By allowing ads to appear on this site, you support the local businesses who, in turn, support great journalism.
County studies Salem Rd zoning more
Placeholder Image

County officials want to make sure they’re on the same page when it comes to future development in the Salem Road area, so they’re placing a temporary ban on some zoning requests.

The Newton County Board of Commissioners approved a 60-day moratorium on conditional use permits in the Salem Overlay, a set of special zoning and development regulations placed on the Salem Road corridor and surrounding areas to promote high-quality and more town-center oriented development.

The moratorium comes on the heels of the Board listening to two cases where applicants asked for conditional use permits in the Salem Road area to open a small car lot and a title pawn shop. A few area residents expressed opposition to both uses, saying they are the same kind of low-quality development the area has already experienced in the past.

The Board approved the title pawn shop because it met all the requirements to get a conditional use permit, while it turned down the car lot, because the property owner was asking to be relieved from the requirement to build a new commercial building and instead wanted to retrofit a home into an office.

The Newton County Planning Commission had approved both requests prior to them coming before the board, which led to some concern among county commissioners. Chairman Keith Ellis said previously he plans to have the Board of Commissioners and the Planning Commission meet soon so the two sides are on the same page when it comes to future zoning issues, as development is picking up in Newton County.

County Attorney Tommy Craig said the moratorium was requested because a “few people have shown interest in slipping under the wire” to get conditional use permits. He said the delay would give the board “time to review the proposed conditional use regulations and make sure its happy with the uses that will take place in the overlay.”
Conditional use permits are common zoning tools that require certain business types to go through a more rigorous oversight and approval process. Under the Salem Overlay, several business types are prohibited outright, while several other business types are only allowed with a conditional use permit.

Moratorium extended on personal care homes

The Board also voted to extend a 60-day, county-wide moratorium on personal care homes. The moratorium was extended to give the county’s planning staff more time to work on the county’s ordinances regulating personal care homes. In several previous instances where personal care homes have been proposed in neighborhoods, neighbor opposition has been common.

McDonald’s decision tabled to May

The Board also voted to table again until the May 20 meeting a decision on the whether to allow a proposed McDonald’s to be built on Ga. Highway 11, just south of the Interstate 20.

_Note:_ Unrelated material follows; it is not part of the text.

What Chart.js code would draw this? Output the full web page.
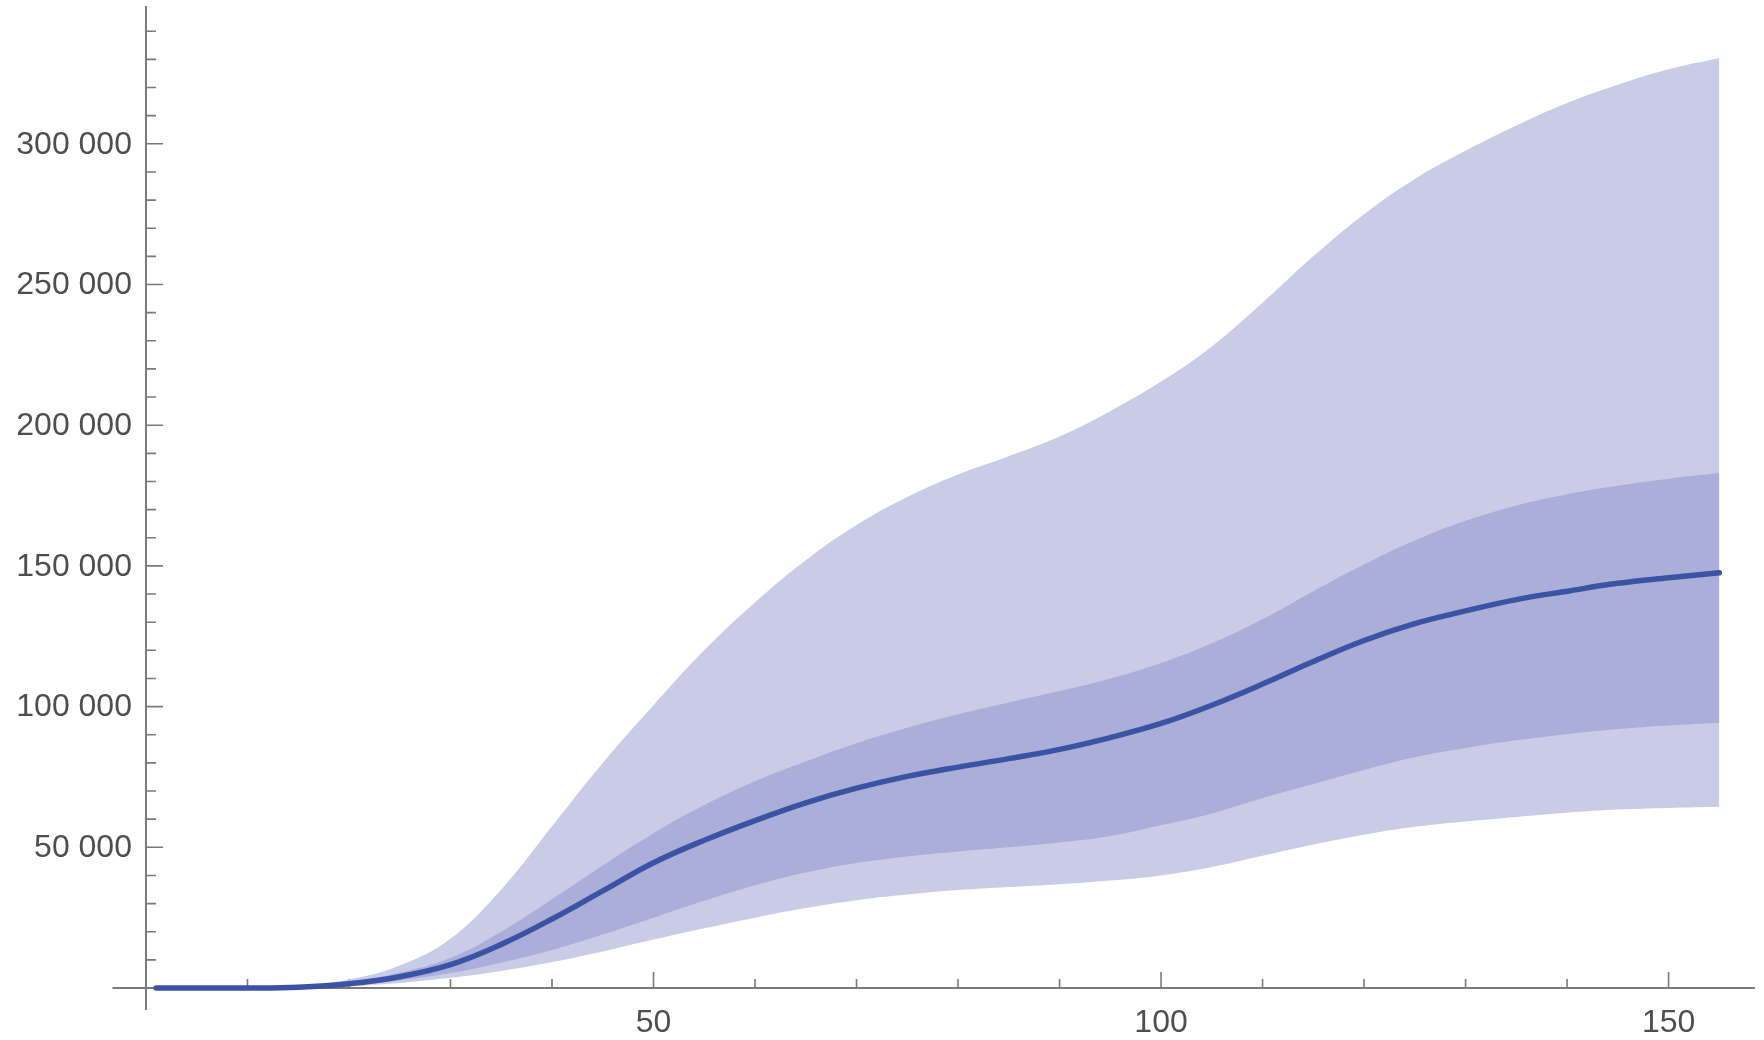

The issue came up at the Board’s March 18 meeting, and was heavily debated due to concerns over development regulations and potential watershed impact.

Kevin Price, who has developed multiple commercial locations in Newton County, was asking for a zoning variance to redevelop the 1.5-acre property at 887 Ga. 11 to accommodate a new McDonald’s, which would fill up a vacant store spot. The variance asked that the amount of impervious surface (generally paved surfaces through which water can’t pass) for the property be allowed to be 64.3 percent, higher than the limit of 50 percent called for by the county’s ordinances.

Impervious surfaces are often a potential concern in contributing to water runoff, which can erode soil and wash harmful items into rivers and other bodies of water.

Price said the variance was the only way to develop the property and would actually improve the property; he said a water quality system would be installed on site that would actually improve runoff control.

However, local resident Troy Bledsoe, who also serves on the county’s planning commission, was appealing the zoning board’s decision, saying granting the variance could set a precedent that would weaken the effectiveness of the county’s strict watershed protection laws.

Commissioner John Douglas, who represents the area, made a motion to table the matter initially to see if the property owner could find a way to reduce the impervious surface level at least a little bit. He again made the motion Tuesday to table the matter further until May 20.

The Board is not having a second meeting in April – zoning cases are generally heard during the second meeting of any given month – as commissioners will be traveling to Savannah for the annual conference of the Association County Commissioners of Georgia.